Luckily for The Berliners, a recent member to the Berliner Cult is Big Mnama, a young African who was adopted from an African colony by Lord Kemp, a poet laureate and an English aristocrat of the full-blooded variety. Lord Kemp utters ‘fuck!’ when he hears the news of what happened to the African tenants in Camden Town, he then wills his estate in Hampstead to Big Mnama and fellow Berliners as a place where everyone would be free to laugh and cry about Africa, regardless of race or colour.

Tension in the narration is sustained by the persistent conflict between Yunhouse and The Africa Adventurers Club, an alternative Africa establishment set up by Englishmen and Englishwomen who, while being keen on Africa, could not go all the Yunhouse way to the point of “We shall never be pacified”. Founders of The Adventurers insist that Africa, as an integral part of the British Empire, deserves “a venue for liberal discussion on the continent that we all love”.

In The First Battle For Yunhouse, Big Mnama’s niece (fullblooded English lady) challenges her grandfather’s will giving Africa House to the Berliners. Race riots break out when a lower court says the Africans do not – and can not – own Africa House. An appeal court later rules otherwise.

Yunhouse story opens with The Second Battle For Yunhouse at the end of the twentieth century when The Adventurers aimed to take over Yunhouse. It is thought that all Berliner Cult members have died, but unknown to practically everybody an original Berliner turns up in disguise after decades of hiding – following his overthrow from being president of his African country.

The rest of the story is told by peeling back, event by event, episode by episode, as the characters enter and exit the drama of the debate on Whose Africa Is It Anyway?

The final chapter, titled The End Of The Beginning, closes with Big Mnama being on the witness stand in The First Battle For Yunhouse. His niece’s lawyer asks him to defend the legitimacy of running “a den of unpatriotic and irreverent hooligans who spew out treasonable diatribe day and night whilst plotting the destruction of the British Empire”.

The story of Yunhouse unfolds as a narrative of the evolution of an establishment dedicated to managing intellectual emissions on Africa, be it ideation, expiation, invocation, evocation, jubilation, agonisation, incitation, excitation, agitation, lamentation, or – you name it, as long as the subject is Our Africa.

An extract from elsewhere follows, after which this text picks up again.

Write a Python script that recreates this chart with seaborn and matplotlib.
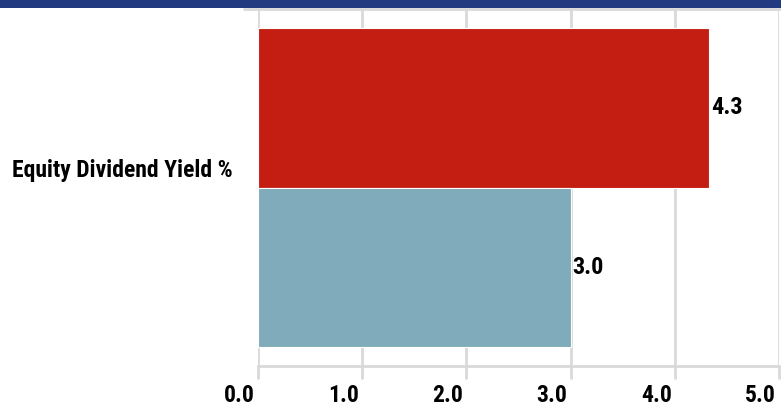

The narrative is a weave where the threads are the characters, who – themselves – are really the tales in The Assorted London Tales About The Africa. They are tales because they are unbelievably true. Act by act, scene by scene, the narration zooms in and out on the characters as they live, express, and display their synergy with the emotionally charged environment of the novel.

The initial name of Africa House was later changed to United Nations House (phonetically rendered as Yunhouse) when residents saw their victory in The First Battle For Yunhouse as harmonising with the promulgation of the Human Rights Charter of the United Nations Organisation. A Yunhouse Chieftain observes: “The universal humanness stipulated by that Charter was the window of opportunity through which the Blackman slipped – by default but on equal terms – onto their intellectual platform, long after the deliberate exclusion that justified the Transatlantic Holocaust”.

All readers are challenged to note the human condition implied in Colonialism (following so shortly after The Great Trans-Atlantic Holocaust Of The Slave Trade) as a destiny altering transformation of the continent that cradled humanity. African readers in particular are challenged to recognise that Colonialism has impacted on what they know and understand about who they really are, today, tomorrow, and for a long, long time to come.